Figure 1 depicts the market for loanable funds.  The blue curve represents the demand for loanable funds, or the amount of funds that firms and individuals wish to borrow at each interest rate.  The demand curve slopes downward because at a lower interest rate, firms and individuals can borrow money more cheaply.  The lower cost of loans encourages a higher quantity of borrowing.

Figure 1: The Market for Loanable Funds

The red curve represents the supply of loanable funds, or the amount that individuals wish to save.  The supply curve slopes upward because at a higher interest rate, individuals get a higher return on their money and are willing to save more.  The point at which the supply and demand curves intersect is called the market equilibrium, and is marked E1 in Figure 1.  At this point, the quantity of loanable funds demanded exactly equals the quantity supplied.  This means that at the equilibrium interest rate, there are just enough people saving (supply) to match up with the desire for borrowing (demand).  

What would happen if the market was out of equilibrium?  Suppose that the interest rate in the market depicted in Figure 1 was 4%, rather than the equilibrium value of 6%.  At a 4% interest rate, borrowers would demand $7000 worth of loanable funds, but suppliers would only be willing to provide $3000.  The borrowers would compete for the insufficient supply, driving the interest rate up.  This competition would continue until the interest rate reached 6%, the equilibrium point in this market.

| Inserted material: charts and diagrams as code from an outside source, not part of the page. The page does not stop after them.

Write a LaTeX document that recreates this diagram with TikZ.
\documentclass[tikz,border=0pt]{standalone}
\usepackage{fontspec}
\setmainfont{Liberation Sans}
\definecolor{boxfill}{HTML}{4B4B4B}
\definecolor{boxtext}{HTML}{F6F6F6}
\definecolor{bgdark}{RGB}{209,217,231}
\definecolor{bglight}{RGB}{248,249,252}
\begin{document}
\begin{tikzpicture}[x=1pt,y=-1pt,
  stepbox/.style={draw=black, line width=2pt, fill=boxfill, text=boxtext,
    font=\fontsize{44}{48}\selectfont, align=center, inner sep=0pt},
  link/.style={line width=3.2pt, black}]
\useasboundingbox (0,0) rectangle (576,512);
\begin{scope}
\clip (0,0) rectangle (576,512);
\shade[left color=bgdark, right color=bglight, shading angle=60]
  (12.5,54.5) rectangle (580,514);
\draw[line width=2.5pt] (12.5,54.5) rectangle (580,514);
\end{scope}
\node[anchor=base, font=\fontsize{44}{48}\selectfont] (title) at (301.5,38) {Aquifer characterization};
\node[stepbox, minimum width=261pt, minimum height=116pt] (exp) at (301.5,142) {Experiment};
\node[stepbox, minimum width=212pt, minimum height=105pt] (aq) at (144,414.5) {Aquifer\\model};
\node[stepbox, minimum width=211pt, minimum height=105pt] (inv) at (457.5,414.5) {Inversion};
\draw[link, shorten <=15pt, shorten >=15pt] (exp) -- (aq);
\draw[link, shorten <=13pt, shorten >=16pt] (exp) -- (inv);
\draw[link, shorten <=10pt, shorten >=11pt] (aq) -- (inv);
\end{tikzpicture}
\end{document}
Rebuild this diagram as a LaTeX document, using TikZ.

Figure 2: The Classical version of the market for loanable funds

Now let’s examine the Classical explanation of the loanable funds market. According to this theory, interest rate adjustments in the market for loanable funds ensure that any drop in consumption is matched by a corresponding increase in investment, so that aggregate demand can never fall.   Let’s see how this works.  Suppose that some individual, call her Mary, decides to consume $2000 less and save $2000 more.  This shifts the supply of loanable funds curve to the right, because Mary makes an additional $2000 available at each interest rate.  This shift is depicted in Figure 2.  The demand curve remains unchanged, so the new equilibrium point is E2.  The equilibrium quantity has risen from $5000 to $6000 and the equilibrium interest rate has fallen from 6% to 5%.  The higher quantity implies that someone is borrowing and spending $1000 more.  This additional quantity helps offset the demand “gap” created by Mary’s new act of saving.  In addition, note that while Mary increased saving by $2000, the equilibrium quantity of saving increased by just $1000.  As the interest rate falls, some other savers in the market decide to save $1000 less and consume $1000 more (this adjustment is depicted in the diagram as sliding down and to the left on the new green supply curve for saving). This increase in consumption of others provides the rest of the demand necessary to offset Mary’s higher saving.  The classical theory uses this argument to show that an initial fall in consumption of $2000 leads to an increase in investment of $1000 and a $1000 increase in consumption.  Despite Mary’s thriftiness, aggregate demand does not change.  Demand is just reallocated across different people and institutions in the economy.

In response to the Classical argument, Keynesians introduce the Paradox of Thrift.  Recall that the Paradox of Thrift says that when one individual increases her savings, she destroys income for someone else in the economy.  This person must then reduce his savings or his consumption (or some mixture of the two).  This process continues until the initial increase in saving is completely offset by reductions in saving due to falling incomes throughout the economy.  For a more detailed description of this process, see the Paradox of Thrift.   

Figure 3: The Paradox of Thrift

In Figure 3, the paradox of thrift is illustrated in graphical form.  The supply curve initially shifts rightward  as one individual saves more, but then as other participants in the economy reduce their savings, the curve shifts back to its original position.  In the end, the equilibrium point does not change and the quantity of loanable funds and interest rate remain the same.  Overall savings has not increased, but the decline in consumption means that aggregate demand has fallen.